The record is the product

The important thing about Hayes Software Systems is not that it sells school inventory software. A lot of systems can list devices, rooms, serial numbers and staff names. The sharper question is whether the record survives a school year. In K-12 technology operations, an accepted asset record has to remain credible after a device is unpacked, tagged, handed to a student, moved between classrooms, repaired, loaned again, audited, reported against a funding source and eventually retired or disposed of.

That is the burden Hayes inherited and Frontline now carries under Frontline Inventory & Help Desk Management and Frontline Asset Management, formerly TIPWeb-IT.

That distinction matters because school asset management is not a passive catalog. It is a daily control system for entities that move. A Chromebook can be purchased by a central office, delivered to a site, assigned to a student, swapped for a loaner, taken home, damaged, returned without a charger, scanned in the wrong room, left active in mobile device management, attached to a repair ticket and then counted in a finance report. A record that is correct at receiving can be wrong by the next bell schedule if it does not absorb those handoffs.

Hayes' accepted task is therefore narrow and demanding: move a school device or asset from purchase and deployment to an accepted inventory, assignment, repair or retirement record. The word "accepted" does a lot of work. It means the record is not merely present in software. It has enough evidence to be believed by the people who use it: technology staff, site administrators, finance teams, auditors, teachers, students and sometimes parents. It also means the system has a path for exceptions.

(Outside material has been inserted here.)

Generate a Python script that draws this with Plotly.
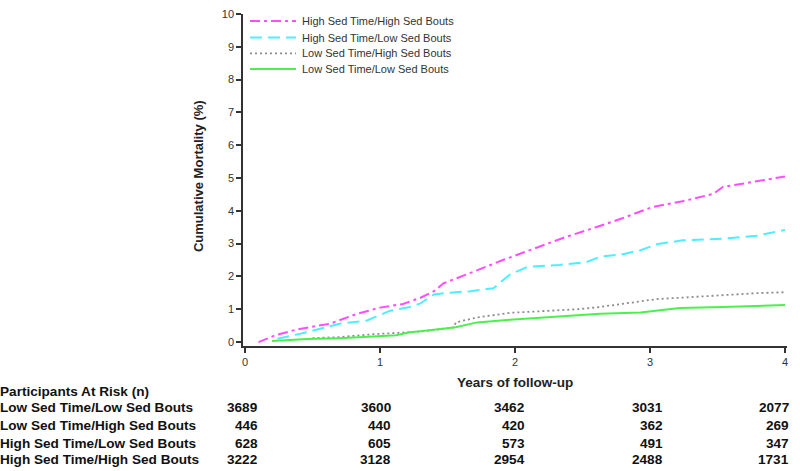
import plotly.graph_objects as go

# ---------------- data ----------------
years_hh = [0.1, 0.22, 0.39, 0.63, 0.83, 1.0, 1.17, 1.3, 1.4, 1.47, 1.69, 1.91, 2.13, 2.36, 2.6, 2.8, 3.02, 3.24, 3.47, 3.54, 3.72, 4.0]
mort_hh = [0.0, 0.2, 0.39, 0.56, 0.86, 1.05, 1.16, 1.35, 1.55, 1.79, 2.14, 2.5, 2.83, 3.18, 3.5, 3.78, 4.12, 4.29, 4.52, 4.73, 4.85, 5.05]

years_hl = [0.24, 0.46, 0.7, 0.9, 1.07, 1.22, 1.3, 1.4, 1.5, 1.67, 1.84, 1.96, 2.09, 2.33, 2.53, 2.63, 2.8, 2.93, 3.05, 3.24, 3.54, 3.79, 4.0]
mort_hl = [0.1, 0.3, 0.56, 0.65, 0.95, 1.07, 1.18, 1.45, 1.5, 1.55, 1.64, 2.05, 2.29, 2.35, 2.44, 2.6, 2.68, 2.8, 2.98, 3.1, 3.15, 3.24, 3.42]

years_lh = [0.5, 0.7, 0.95, 1.12, 1.3, 1.5, 1.55, 1.56, 1.72, 1.96, 2.21, 2.46, 2.63, 2.8, 3.05, 3.3, 3.54, 3.79, 4.0]
mort_lh = [0.12, 0.15, 0.24, 0.27, 0.32, 0.42, 0.45, 0.6, 0.75, 0.89, 0.95, 1.0, 1.07, 1.16, 1.31, 1.37, 1.43, 1.49, 1.52]

years_ll = [0.2, 0.46, 0.7, 0.95, 1.12, 1.22, 1.3, 1.56, 1.72, 1.96, 2.21, 2.46, 2.63, 2.93, 3.22, 3.54, 4.0]
mort_ll = [0.03, 0.09, 0.12, 0.18, 0.21, 0.3, 0.33, 0.45, 0.6, 0.68, 0.75, 0.83, 0.86, 0.9, 1.04, 1.07, 1.13]

series_names = ["High Sed Time/High Sed Bouts", "High Sed Time/Low Sed Bouts",
                "Low Sed Time/High Sed Bouts", "Low Sed Time/Low Sed Bouts"]

x_ticks = [0, 1, 2, 3, 4]
y_ticks = [0, 1, 2, 3, 4, 5, 6, 7, 8, 9, 10]

risk_title = "Participants At Risk (n)"
risk_labels = ["Low Sed Time/Low Sed Bouts", "Low Sed Time/High Sed Bouts",
               "High Sed Time/Low Sed Bouts", "High Sed Time/High Sed Bouts"]
risk_ll = [3689, 3600, 3462, 3031, 2077]
risk_lh = [446, 440, 420, 362, 269]
risk_hl = [628, 605, 573, 491, 347]
risk_hh = [3222, 3128, 2954, 2488, 1731]

# ---------------- figure ----------------
W, H = 800, 471
ML, MR, MT, MB = 243, 13, 8, 125
FONT = "Liberation Sans, Arial, sans-serif"

def px_x(px):
    return (px - ML) / (W - ML - MR)

def px_y(py):
    return (H - MB - py) / (H - MT - MB)

fig = go.Figure()
styles = [
    (years_hh, mort_hh, "#ff4dff", "10px,4px,3px,4px", 2),
    (years_hl, mort_hl, "#4deeff", "12px,6px", 2),
    (years_lh, mort_lh, "#8c8c8c", "2px,3px", 1.8),
    (years_ll, mort_ll, "#4cf04c", "solid", 2),
]
for (xs, ys, col, dash, w), name in zip(styles, series_names):
    fig.add_trace(go.Scatter(x=xs, y=ys, mode="lines", name=name, showlegend=False,
                             line=dict(color=col, dash=dash, width=w)))

axis_col = "#333333"
fig.update_xaxes(range=[-0.0148, 4.0148], tickvals=x_ticks, ticks="outside", ticklen=5,
                 tickwidth=1.5, tickcolor=axis_col, showline=True, linecolor=axis_col,
                 linewidth=1.5, showgrid=False, zeroline=False,
                 tickfont=dict(family=FONT, size=11, color="#333333"))
fig.update_yaxes(range=[-0.12, 10.0], tickvals=y_ticks, ticks="outside", ticklen=5,
                 tickwidth=1.5, tickcolor=axis_col, showline=True, linecolor=axis_col,
                 linewidth=1.5, showgrid=False, zeroline=False,
                 tickfont=dict(family=FONT, size=11, color="#333333"))

ann = []
shapes = []
# legend (drawn manually for exact spacing)
leg_rows = [15, 32, 48, 64]
for (xs, ys, col, dash, w), name, py in zip(styles, series_names, leg_rows):
    shapes.append(dict(type="line", xref="paper", yref="paper",
                       x0=px_x(250), x1=px_x(296), y0=px_y(py), y1=px_y(py),
                       line=dict(color=col, dash=dash, width=w)))
    ann.append(dict(text=name, xref="paper", yref="paper", x=px_x(300), y=px_y(py),
                    showarrow=False, xanchor="left", yanchor="middle",
                    font=dict(family=FONT, size=11, color="#333333")))

# axis titles
ann.append(dict(text="<b>Years of follow-up</b>", xref="x", yref="paper", x=2, y=px_y(383),
                showarrow=False, xanchor="center", yanchor="middle",
                font=dict(family=FONT, size=13.5, color="#222222")))
ann.append(dict(text="<b>Cumulative Mortality (%)</b>", xref="paper", yref="paper",
                x=px_x(198), y=px_y(173), showarrow=False, textangle=-90,
                xanchor="center", yanchor="middle",
                font=dict(family=FONT, size=13, color="#222222")))
# risk table
TF = 13.6
ann.append(dict(text="<b>" + risk_title + "</b>", xref="paper", yref="paper", x=px_x(-2),
                y=px_y(392), showarrow=False, xanchor="left", yanchor="middle",
                font=dict(family=FONT, size=TF, color="#111111")))
row_px = [409, 427, 445, 462]
col_shift = [15, 13, 12, 15, 6]
for lab, counts, py in zip(risk_labels, [risk_ll, risk_lh, risk_hl, risk_hh], row_px):
    ann.append(dict(text="<b>" + lab + "</b>", xref="paper", yref="paper", x=px_x(-2),
                    y=px_y(py), showarrow=False, xanchor="left", yanchor="middle",
                    font=dict(family=FONT, size=TF, color="#111111")))
    for t, c, sh in zip(x_ticks, counts, col_shift):
        ann.append(dict(text="<b>%d</b>" % c, xref="x", yref="paper", x=t, xshift=sh,
                        y=px_y(py), showarrow=False, xanchor="right", yanchor="middle",
                        font=dict(family=FONT, size=TF, color="#111111")))

fig.update_layout(
    width=W, height=H, margin=dict(l=ML, r=MR, t=MT, b=MB, pad=0),
    paper_bgcolor="white", plot_bgcolor="white",
    annotations=ann, shapes=shapes,
    showlegend=False,
)

fig.write_html("out.html", config={"displayModeBar": False},
               post_script="document.body.style.margin='0';document.body.style.padding='0';"
                           "document.documentElement.style.overflow='hidden';")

Missing assets, duplicate barcodes, room mismatches, funding-source restrictions and stale staff records are not edge cases in a district. They are normal operating conditions.

Frontline's current product page frames the system around streamlining inventory counts, managing assets across a district, distributing assets to staff and students, budgeting and reporting on federally funded assets, and using barcode or RFID technology for audits. Its help documentation shows a deeper operating model: site dashboards, administrative dashboards, initiated audits, missing and misplaced notes, quick collection, room-to-room transfers, site-to-site transfers, purchasing records, user roles, district preferences, API access, SSO and MDM synchronization. That is the right surface area for the problem.

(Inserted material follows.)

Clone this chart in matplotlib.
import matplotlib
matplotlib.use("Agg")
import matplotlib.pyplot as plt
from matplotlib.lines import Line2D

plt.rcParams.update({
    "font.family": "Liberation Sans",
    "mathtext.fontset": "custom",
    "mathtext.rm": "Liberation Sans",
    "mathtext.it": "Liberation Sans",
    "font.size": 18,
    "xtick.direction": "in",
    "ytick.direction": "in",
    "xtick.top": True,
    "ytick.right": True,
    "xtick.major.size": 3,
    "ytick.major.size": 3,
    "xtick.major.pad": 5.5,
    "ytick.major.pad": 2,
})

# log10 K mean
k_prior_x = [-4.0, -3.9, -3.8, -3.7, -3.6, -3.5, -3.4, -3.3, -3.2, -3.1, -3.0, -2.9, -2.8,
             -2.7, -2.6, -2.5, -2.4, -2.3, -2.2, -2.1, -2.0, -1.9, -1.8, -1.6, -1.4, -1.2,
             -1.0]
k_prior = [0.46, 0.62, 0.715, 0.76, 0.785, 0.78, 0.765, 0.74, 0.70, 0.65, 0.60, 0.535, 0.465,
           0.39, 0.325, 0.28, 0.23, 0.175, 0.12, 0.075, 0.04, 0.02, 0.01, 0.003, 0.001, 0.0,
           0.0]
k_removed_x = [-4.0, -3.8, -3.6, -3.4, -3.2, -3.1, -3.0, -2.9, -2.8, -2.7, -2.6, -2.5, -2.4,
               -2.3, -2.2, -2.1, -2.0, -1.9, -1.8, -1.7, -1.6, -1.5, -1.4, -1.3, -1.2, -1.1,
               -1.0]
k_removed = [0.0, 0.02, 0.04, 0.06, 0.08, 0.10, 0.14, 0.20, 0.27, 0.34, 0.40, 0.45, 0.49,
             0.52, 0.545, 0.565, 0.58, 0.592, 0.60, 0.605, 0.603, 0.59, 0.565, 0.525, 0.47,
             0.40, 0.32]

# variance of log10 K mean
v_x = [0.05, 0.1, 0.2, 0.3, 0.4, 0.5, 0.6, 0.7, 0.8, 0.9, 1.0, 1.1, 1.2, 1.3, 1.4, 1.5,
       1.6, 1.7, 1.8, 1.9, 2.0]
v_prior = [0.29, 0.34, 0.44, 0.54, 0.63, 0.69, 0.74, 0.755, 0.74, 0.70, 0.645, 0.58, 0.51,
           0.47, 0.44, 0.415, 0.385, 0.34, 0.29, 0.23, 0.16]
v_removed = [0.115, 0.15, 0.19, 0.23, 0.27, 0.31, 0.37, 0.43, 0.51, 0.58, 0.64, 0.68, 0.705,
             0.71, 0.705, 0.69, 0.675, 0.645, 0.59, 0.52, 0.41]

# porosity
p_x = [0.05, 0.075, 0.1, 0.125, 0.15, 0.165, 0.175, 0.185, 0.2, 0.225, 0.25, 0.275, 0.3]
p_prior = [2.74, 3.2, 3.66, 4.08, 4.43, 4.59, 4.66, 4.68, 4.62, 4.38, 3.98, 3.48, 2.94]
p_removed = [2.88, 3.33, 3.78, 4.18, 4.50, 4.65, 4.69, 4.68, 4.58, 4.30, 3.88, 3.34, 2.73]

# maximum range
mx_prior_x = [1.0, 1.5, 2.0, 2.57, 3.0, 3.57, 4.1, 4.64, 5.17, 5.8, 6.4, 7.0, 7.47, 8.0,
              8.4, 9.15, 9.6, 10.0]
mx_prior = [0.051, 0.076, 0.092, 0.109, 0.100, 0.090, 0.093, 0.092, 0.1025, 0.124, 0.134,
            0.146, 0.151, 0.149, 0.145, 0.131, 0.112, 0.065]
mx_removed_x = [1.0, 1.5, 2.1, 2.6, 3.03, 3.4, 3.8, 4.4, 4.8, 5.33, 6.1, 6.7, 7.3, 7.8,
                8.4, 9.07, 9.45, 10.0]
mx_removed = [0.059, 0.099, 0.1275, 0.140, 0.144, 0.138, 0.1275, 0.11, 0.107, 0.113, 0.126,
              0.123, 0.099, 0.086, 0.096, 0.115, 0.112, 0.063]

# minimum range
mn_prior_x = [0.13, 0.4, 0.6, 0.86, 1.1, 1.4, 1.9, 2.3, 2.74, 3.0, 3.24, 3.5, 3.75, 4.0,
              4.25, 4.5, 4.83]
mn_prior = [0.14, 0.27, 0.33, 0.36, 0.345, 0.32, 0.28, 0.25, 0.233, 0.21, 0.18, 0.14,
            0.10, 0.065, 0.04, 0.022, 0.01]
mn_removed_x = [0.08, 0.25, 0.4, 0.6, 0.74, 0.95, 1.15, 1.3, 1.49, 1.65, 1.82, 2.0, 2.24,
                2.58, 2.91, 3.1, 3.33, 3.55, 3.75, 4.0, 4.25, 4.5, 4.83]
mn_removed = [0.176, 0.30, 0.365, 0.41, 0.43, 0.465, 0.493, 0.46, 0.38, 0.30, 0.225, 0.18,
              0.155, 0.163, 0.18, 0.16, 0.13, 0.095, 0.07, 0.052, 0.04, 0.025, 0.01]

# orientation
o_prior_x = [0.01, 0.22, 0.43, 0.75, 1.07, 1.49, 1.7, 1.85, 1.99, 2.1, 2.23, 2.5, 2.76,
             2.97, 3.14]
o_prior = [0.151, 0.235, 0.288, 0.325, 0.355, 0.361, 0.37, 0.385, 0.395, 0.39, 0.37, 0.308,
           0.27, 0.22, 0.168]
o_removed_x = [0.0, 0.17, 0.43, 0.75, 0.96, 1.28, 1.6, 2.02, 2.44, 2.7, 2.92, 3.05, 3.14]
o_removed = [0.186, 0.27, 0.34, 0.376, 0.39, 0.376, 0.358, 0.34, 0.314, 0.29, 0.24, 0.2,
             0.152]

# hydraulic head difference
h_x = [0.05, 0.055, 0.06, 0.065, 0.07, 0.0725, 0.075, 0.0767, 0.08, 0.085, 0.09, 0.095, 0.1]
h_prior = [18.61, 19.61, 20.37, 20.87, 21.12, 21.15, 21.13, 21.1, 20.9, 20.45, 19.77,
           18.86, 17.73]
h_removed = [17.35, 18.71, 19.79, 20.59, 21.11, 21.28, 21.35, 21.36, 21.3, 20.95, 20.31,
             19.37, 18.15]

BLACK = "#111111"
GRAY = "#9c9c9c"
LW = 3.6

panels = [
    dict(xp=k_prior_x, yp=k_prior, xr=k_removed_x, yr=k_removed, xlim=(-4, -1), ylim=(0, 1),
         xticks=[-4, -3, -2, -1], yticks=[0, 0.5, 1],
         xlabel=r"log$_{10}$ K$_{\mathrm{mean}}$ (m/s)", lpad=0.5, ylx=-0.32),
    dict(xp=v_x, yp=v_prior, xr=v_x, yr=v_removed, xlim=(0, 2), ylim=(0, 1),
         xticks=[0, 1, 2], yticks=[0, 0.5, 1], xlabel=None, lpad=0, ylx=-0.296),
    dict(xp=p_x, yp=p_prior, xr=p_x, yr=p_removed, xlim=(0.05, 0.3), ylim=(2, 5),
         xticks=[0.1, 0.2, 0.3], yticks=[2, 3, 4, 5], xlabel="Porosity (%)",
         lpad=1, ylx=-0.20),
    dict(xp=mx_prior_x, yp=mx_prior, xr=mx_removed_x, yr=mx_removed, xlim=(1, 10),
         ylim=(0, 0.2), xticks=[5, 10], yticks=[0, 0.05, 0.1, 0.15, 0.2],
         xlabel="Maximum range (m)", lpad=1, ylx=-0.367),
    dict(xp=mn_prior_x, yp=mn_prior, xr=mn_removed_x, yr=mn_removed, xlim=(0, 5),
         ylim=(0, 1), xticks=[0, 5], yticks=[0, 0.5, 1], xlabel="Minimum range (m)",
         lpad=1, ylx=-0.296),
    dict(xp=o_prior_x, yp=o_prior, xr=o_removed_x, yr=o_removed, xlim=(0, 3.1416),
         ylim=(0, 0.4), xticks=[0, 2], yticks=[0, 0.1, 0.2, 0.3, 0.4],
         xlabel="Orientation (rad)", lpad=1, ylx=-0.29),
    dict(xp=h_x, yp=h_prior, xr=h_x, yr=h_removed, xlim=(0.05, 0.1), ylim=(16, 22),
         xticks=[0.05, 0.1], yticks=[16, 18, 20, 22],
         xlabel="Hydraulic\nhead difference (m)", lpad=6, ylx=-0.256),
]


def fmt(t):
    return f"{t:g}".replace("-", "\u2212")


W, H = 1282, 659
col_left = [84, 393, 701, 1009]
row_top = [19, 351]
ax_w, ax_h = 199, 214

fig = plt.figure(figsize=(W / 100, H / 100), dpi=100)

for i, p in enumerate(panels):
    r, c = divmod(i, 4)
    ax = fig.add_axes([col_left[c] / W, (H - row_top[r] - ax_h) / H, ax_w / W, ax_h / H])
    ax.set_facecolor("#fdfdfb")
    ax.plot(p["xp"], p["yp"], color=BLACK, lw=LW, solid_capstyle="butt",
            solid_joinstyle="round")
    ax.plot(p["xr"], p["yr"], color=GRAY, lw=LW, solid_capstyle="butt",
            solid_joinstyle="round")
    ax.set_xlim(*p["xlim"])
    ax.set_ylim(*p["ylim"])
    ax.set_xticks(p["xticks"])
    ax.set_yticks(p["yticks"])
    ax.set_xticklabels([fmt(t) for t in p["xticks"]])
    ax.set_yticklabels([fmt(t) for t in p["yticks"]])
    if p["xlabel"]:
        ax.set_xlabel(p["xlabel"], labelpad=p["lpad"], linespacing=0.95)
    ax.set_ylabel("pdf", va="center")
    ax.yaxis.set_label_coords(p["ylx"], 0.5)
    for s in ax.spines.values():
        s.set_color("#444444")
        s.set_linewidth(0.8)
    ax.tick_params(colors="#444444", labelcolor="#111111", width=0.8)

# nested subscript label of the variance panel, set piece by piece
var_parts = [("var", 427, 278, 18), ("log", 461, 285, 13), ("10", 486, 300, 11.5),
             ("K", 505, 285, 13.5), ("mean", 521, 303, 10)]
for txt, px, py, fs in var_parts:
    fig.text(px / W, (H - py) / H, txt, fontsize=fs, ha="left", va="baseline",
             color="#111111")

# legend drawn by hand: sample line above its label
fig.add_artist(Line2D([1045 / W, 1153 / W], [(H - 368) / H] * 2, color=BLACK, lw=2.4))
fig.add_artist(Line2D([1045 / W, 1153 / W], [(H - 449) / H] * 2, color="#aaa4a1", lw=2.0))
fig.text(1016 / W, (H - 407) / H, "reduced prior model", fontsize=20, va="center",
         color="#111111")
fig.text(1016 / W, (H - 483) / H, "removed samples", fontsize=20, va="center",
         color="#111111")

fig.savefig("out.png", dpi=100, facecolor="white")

The risk is assuming surface area equals reliability. In school asset management, reliability is the outcome of clean identifiers, disciplined scans, permission design, integration maintenance and supervision.

Hayes inside Frontline

Hayes Software Systems was acquired by Frontline Education in 2021. Frontline said at the time that Hayes' products included TIPWeb-IT, TIPWeb-IM and GetHelp, covering asset management, inventory control and integrated help desk capabilities for K-12 schools. The acquisition also placed Hayes' education-specific inventory lineage inside a larger school administration platform spanning student, business, human capital and analytics systems.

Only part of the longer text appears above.